• Task details: Check every line below for the word "script" and show those that hold it.

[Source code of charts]

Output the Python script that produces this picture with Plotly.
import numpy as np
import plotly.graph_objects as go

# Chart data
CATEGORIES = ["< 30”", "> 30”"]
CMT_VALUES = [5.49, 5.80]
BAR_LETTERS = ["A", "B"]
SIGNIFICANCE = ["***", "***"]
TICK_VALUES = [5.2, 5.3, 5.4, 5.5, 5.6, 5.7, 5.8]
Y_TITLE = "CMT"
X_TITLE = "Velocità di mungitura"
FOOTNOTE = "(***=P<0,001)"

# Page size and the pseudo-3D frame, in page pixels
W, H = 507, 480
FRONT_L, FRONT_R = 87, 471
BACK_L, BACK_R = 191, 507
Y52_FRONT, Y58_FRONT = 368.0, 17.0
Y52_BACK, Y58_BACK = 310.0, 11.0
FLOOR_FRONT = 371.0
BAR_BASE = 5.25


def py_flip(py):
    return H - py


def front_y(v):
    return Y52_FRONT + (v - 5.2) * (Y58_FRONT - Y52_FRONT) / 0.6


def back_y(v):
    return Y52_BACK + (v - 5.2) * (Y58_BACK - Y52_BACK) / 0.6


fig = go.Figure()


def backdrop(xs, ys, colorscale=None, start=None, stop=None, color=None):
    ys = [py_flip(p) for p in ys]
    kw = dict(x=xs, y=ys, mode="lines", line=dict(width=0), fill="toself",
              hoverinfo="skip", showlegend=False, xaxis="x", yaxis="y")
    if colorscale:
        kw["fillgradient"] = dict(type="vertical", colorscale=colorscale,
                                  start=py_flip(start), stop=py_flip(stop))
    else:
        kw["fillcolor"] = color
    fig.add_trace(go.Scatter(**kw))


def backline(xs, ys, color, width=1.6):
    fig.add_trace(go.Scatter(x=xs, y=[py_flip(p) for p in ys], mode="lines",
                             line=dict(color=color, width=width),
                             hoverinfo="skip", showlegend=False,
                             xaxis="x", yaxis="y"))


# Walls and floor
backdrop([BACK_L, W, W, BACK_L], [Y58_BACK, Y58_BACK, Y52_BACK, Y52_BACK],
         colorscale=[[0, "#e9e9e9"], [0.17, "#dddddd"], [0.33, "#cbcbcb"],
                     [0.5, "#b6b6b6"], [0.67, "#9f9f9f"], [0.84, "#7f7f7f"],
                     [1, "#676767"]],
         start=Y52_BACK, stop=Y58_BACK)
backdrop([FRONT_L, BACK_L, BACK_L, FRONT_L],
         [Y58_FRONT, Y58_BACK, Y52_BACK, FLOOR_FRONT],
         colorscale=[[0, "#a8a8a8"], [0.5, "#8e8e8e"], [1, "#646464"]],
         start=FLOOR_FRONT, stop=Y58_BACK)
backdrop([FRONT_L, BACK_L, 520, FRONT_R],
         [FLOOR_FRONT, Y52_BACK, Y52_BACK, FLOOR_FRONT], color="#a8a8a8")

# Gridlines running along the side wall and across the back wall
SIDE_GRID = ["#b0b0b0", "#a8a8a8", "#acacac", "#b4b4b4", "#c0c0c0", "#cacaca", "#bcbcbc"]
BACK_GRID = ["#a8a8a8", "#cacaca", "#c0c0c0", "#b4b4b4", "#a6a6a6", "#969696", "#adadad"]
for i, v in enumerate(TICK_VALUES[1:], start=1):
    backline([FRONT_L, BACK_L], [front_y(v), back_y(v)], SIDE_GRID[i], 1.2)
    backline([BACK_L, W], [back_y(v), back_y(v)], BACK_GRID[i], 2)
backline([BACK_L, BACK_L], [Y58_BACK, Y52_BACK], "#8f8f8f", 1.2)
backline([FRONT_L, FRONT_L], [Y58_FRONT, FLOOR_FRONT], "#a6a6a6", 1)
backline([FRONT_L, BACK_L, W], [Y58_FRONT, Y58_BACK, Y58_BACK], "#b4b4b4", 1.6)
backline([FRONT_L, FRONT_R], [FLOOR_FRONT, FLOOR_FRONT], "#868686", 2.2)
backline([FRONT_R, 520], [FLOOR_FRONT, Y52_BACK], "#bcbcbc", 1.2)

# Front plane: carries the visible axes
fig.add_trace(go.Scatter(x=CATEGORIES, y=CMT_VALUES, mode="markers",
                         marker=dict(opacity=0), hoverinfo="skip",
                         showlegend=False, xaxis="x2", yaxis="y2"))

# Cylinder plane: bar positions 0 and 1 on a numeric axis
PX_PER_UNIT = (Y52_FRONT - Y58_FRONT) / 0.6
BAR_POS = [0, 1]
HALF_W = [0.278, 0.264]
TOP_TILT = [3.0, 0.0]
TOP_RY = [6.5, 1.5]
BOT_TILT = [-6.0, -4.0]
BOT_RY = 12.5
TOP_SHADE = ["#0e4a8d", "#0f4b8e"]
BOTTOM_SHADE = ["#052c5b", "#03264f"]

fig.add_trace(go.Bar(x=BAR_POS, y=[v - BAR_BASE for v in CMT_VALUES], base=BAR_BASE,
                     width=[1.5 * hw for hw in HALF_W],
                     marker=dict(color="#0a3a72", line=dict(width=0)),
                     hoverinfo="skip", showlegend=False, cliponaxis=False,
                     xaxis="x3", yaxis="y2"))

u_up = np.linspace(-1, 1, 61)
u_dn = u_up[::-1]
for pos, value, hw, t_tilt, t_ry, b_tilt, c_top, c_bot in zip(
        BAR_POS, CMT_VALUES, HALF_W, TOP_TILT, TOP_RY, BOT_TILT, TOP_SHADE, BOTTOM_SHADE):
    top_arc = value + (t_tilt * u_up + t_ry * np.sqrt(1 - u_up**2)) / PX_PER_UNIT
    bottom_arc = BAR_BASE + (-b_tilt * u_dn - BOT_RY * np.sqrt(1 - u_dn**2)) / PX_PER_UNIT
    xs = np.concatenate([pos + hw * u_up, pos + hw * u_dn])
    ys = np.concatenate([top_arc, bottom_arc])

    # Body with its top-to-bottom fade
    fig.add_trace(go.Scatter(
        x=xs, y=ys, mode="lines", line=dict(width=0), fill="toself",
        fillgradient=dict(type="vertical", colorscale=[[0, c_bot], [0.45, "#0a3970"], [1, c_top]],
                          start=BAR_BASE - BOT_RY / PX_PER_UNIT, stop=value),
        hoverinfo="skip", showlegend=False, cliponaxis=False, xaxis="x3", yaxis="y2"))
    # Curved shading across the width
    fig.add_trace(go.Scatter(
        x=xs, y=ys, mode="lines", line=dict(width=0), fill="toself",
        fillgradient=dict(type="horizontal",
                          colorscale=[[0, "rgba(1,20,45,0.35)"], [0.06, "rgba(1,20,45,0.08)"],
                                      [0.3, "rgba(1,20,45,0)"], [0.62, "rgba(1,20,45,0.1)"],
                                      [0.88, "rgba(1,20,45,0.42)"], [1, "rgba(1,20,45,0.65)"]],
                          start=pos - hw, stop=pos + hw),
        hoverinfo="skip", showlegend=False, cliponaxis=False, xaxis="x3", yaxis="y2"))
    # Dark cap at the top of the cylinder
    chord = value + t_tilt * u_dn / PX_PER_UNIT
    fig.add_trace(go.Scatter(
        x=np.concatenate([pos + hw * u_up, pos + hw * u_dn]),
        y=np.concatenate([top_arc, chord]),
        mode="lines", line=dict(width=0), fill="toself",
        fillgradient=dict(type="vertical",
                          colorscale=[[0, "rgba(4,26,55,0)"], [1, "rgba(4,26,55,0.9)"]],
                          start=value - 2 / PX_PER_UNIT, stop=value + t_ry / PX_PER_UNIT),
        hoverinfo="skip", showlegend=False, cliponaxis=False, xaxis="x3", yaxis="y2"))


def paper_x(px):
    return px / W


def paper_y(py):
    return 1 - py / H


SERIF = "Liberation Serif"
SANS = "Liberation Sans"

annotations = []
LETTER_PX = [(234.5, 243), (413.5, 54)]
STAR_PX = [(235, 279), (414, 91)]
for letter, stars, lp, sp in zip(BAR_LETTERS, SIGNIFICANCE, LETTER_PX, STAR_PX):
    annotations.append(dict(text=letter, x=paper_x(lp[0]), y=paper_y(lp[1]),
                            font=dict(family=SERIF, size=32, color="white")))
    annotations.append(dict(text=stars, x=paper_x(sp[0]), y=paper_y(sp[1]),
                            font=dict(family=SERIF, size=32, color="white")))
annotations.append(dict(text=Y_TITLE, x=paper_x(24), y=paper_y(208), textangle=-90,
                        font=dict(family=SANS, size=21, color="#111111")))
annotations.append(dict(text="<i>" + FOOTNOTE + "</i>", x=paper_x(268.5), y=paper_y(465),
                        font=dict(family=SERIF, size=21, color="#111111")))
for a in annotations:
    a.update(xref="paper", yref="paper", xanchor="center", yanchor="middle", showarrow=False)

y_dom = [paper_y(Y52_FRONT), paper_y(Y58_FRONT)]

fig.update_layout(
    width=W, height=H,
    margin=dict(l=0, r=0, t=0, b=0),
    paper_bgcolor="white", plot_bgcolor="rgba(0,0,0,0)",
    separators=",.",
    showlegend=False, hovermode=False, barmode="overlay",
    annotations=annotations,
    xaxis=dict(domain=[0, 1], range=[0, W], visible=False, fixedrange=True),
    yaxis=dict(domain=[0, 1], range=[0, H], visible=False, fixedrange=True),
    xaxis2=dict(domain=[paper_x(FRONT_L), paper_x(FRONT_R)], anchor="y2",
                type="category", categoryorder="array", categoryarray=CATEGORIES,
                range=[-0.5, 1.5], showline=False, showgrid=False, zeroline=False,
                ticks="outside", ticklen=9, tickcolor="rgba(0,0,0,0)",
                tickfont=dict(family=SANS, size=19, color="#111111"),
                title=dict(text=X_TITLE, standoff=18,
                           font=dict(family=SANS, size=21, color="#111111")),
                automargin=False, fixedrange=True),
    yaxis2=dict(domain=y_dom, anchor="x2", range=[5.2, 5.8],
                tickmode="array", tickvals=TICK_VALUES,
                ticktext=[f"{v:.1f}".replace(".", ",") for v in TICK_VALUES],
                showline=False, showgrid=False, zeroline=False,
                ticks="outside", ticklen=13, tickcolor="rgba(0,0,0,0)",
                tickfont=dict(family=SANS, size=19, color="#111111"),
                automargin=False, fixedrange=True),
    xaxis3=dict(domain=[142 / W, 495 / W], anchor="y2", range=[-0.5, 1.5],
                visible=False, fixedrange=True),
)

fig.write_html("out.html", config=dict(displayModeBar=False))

* * *

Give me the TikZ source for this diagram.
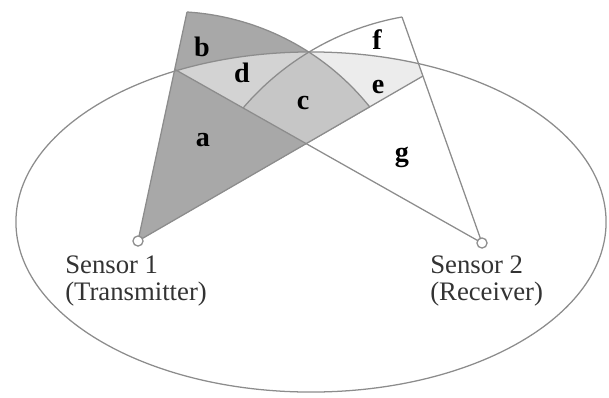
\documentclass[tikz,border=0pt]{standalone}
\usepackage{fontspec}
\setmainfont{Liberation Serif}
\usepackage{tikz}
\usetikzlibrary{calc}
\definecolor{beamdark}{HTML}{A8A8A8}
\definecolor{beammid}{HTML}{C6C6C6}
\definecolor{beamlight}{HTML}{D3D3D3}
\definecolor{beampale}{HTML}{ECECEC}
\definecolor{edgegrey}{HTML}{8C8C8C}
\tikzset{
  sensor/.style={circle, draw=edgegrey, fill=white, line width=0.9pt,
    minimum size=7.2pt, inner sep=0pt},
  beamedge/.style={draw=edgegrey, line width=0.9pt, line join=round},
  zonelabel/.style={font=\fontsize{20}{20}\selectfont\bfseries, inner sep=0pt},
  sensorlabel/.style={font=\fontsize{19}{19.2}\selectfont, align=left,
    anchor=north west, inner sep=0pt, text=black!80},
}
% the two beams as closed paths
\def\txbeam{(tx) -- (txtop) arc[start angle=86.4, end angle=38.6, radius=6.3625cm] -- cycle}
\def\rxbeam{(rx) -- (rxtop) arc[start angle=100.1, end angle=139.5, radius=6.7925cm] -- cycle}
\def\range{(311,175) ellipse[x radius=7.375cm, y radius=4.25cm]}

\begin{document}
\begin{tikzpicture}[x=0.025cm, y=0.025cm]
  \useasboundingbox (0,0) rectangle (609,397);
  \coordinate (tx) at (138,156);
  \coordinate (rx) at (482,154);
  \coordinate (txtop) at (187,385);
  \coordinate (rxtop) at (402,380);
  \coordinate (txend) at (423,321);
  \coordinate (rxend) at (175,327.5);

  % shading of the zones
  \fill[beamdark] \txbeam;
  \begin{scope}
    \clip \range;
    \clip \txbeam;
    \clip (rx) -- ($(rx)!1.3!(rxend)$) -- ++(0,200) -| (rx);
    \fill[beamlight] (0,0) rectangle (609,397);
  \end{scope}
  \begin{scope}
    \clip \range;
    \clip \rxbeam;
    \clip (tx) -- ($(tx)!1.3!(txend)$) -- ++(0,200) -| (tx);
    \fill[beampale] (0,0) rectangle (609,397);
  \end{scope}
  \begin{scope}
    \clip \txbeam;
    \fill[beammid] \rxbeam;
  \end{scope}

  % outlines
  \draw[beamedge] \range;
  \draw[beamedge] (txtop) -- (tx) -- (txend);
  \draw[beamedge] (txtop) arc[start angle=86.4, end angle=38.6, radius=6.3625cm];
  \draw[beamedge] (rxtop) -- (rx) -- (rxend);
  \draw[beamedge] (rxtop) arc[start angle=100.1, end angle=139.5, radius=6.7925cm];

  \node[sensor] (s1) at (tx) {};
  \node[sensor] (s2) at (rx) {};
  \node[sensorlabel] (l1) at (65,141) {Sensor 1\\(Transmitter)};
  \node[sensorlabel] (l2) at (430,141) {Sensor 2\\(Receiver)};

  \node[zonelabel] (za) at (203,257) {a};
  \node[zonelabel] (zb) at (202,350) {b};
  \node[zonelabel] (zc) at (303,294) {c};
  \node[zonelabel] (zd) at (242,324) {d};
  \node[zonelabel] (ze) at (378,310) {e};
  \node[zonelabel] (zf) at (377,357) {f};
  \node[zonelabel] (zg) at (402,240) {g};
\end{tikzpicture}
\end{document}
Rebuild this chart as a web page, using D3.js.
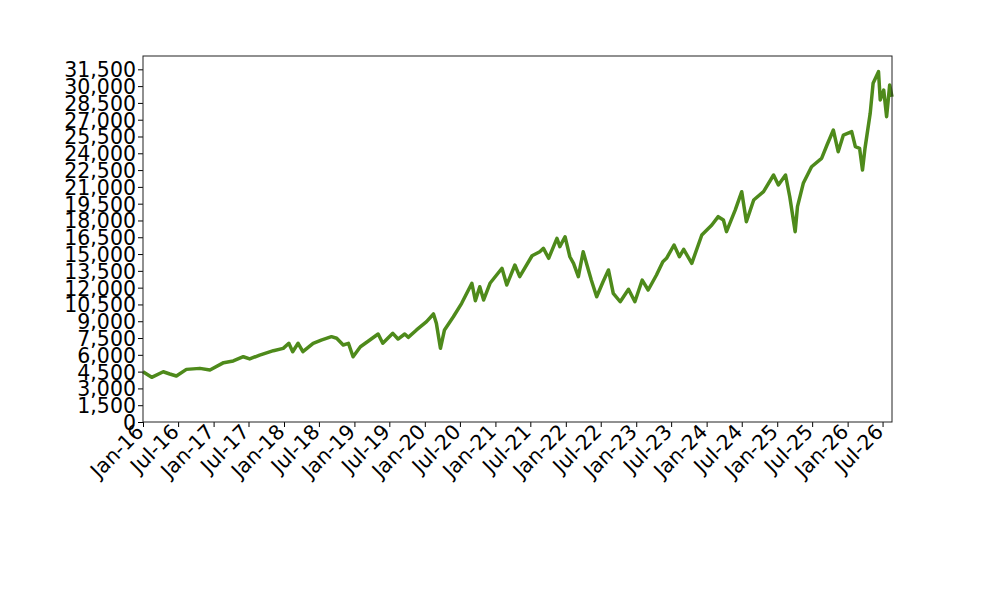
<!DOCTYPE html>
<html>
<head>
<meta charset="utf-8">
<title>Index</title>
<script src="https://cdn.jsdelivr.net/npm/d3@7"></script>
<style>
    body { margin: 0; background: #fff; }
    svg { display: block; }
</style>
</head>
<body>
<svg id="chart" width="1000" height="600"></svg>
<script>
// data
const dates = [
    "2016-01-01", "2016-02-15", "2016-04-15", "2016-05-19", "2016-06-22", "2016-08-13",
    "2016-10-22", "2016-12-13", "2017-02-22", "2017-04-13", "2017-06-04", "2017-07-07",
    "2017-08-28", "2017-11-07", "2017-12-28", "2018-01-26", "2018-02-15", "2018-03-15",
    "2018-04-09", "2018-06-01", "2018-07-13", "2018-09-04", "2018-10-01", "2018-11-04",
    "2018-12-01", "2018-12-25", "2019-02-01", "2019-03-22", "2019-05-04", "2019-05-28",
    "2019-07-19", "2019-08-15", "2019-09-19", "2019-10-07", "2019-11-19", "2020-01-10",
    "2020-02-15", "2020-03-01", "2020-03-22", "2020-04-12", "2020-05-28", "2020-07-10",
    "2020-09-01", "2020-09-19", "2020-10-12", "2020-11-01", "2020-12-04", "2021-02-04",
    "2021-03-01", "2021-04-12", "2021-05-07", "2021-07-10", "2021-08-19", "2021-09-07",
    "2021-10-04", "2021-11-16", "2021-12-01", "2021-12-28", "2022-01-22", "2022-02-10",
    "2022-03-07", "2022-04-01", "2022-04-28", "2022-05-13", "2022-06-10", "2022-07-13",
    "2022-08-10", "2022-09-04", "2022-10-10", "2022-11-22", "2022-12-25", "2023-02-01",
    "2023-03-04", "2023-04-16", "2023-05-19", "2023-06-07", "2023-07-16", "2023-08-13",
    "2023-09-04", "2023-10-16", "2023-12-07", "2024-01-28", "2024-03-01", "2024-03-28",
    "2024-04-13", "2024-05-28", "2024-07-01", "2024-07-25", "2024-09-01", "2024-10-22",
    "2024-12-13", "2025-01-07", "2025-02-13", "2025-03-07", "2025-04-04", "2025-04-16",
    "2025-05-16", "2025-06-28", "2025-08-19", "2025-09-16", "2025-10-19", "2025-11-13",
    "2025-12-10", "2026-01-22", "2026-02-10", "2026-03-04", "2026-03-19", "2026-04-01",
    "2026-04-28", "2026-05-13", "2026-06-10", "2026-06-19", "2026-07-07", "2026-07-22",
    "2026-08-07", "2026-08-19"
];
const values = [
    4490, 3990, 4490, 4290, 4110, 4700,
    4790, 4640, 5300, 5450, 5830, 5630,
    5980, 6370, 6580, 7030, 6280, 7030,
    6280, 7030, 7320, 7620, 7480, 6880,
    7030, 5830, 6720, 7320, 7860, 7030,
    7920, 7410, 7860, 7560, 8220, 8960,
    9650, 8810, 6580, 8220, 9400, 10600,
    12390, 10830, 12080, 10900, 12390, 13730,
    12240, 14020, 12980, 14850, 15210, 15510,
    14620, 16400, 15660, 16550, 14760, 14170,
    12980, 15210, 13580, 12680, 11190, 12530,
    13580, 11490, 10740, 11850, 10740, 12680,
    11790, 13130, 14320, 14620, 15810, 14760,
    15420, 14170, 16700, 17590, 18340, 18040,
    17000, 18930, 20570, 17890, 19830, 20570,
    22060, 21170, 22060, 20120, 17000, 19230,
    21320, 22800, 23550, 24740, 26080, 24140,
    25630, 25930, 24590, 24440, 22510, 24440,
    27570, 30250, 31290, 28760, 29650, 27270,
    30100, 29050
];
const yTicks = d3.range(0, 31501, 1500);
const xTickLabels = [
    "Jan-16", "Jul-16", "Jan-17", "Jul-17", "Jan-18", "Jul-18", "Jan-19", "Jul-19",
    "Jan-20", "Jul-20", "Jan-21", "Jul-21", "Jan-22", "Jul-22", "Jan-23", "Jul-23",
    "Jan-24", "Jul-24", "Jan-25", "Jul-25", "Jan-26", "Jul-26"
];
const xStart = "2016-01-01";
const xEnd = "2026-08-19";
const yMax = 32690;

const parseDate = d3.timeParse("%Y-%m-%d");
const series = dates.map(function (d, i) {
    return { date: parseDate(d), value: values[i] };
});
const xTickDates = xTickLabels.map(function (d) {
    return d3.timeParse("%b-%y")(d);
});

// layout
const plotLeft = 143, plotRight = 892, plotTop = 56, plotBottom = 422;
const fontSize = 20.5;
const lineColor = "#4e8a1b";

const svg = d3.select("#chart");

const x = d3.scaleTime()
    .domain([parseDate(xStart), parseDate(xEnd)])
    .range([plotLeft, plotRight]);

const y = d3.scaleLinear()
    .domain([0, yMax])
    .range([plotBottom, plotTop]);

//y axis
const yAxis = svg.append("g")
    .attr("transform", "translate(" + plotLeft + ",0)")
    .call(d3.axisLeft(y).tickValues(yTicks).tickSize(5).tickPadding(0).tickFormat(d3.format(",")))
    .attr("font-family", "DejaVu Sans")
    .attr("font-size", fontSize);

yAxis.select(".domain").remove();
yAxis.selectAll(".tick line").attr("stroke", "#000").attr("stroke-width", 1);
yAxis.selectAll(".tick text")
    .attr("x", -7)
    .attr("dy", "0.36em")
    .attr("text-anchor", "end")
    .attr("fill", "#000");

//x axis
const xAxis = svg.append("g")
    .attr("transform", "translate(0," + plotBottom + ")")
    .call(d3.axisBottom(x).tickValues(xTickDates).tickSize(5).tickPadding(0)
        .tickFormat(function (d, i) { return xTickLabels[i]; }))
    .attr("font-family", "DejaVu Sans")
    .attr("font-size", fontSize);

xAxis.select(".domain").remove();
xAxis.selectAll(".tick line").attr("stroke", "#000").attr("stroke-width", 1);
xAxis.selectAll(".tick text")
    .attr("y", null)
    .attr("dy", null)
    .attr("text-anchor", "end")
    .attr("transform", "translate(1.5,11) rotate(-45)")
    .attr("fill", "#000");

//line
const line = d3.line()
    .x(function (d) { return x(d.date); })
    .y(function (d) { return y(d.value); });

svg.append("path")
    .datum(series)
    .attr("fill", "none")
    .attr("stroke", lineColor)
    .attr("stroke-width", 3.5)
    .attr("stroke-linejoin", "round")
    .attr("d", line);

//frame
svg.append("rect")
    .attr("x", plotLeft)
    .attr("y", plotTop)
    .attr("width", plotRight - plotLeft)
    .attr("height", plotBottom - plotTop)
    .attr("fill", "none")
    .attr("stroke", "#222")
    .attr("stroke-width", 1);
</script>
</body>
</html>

* * *

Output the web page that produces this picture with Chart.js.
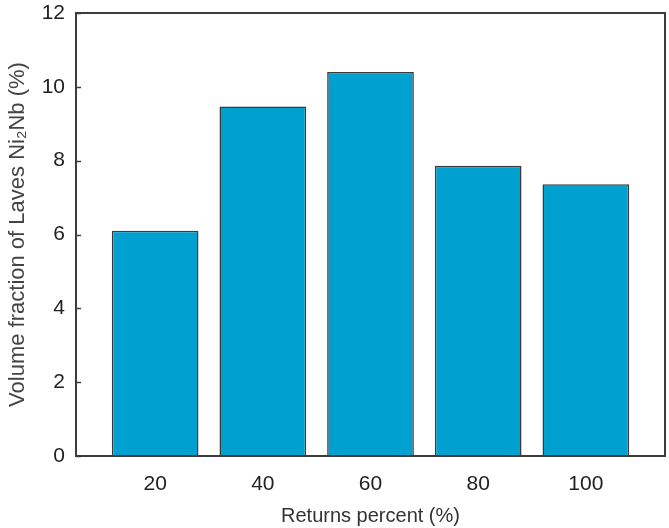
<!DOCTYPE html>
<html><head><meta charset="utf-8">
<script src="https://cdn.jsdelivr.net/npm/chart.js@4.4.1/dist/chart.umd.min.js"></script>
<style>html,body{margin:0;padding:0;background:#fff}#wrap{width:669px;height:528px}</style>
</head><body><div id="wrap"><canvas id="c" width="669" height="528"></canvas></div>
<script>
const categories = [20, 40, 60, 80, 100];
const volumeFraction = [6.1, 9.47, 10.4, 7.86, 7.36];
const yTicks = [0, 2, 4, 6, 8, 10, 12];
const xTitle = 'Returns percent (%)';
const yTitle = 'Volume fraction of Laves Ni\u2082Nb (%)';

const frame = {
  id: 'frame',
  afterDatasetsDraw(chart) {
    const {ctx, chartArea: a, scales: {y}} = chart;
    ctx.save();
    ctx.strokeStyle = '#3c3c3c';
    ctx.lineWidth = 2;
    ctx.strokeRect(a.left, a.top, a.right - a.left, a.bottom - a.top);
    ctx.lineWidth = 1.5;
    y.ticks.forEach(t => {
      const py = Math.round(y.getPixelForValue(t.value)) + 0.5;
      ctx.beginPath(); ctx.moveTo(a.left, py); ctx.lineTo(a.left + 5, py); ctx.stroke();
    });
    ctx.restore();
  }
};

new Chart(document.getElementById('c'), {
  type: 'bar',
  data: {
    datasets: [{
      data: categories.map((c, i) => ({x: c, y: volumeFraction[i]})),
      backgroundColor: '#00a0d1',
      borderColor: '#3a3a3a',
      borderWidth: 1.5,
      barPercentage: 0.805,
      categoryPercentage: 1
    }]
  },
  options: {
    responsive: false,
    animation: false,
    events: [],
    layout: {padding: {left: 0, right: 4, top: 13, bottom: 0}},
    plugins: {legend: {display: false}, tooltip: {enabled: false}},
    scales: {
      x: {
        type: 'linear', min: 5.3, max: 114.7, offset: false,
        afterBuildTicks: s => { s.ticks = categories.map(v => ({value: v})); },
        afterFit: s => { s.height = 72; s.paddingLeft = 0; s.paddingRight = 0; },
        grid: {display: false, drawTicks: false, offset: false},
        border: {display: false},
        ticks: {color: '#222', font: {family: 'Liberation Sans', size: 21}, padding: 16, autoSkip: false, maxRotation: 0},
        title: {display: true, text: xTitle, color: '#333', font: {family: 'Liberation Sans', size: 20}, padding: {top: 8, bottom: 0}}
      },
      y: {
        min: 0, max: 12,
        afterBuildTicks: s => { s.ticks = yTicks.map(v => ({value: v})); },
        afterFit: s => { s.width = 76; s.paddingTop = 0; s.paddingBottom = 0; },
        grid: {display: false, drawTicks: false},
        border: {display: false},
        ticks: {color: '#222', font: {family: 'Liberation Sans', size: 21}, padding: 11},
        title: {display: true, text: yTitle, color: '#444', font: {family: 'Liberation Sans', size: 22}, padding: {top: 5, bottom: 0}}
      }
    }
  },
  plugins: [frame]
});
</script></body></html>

• Expected output:
Output the Python script that produces this picture with Plotly.
<script src="https://cdn.jsdelivr.net/npm/d3@7"></script>
<script>
</script>
<script src="https://cdn.jsdelivr.net/npm/chart.js@4.4.1/dist/chart.umd.min.js"></script>
<script>
</script></body></html>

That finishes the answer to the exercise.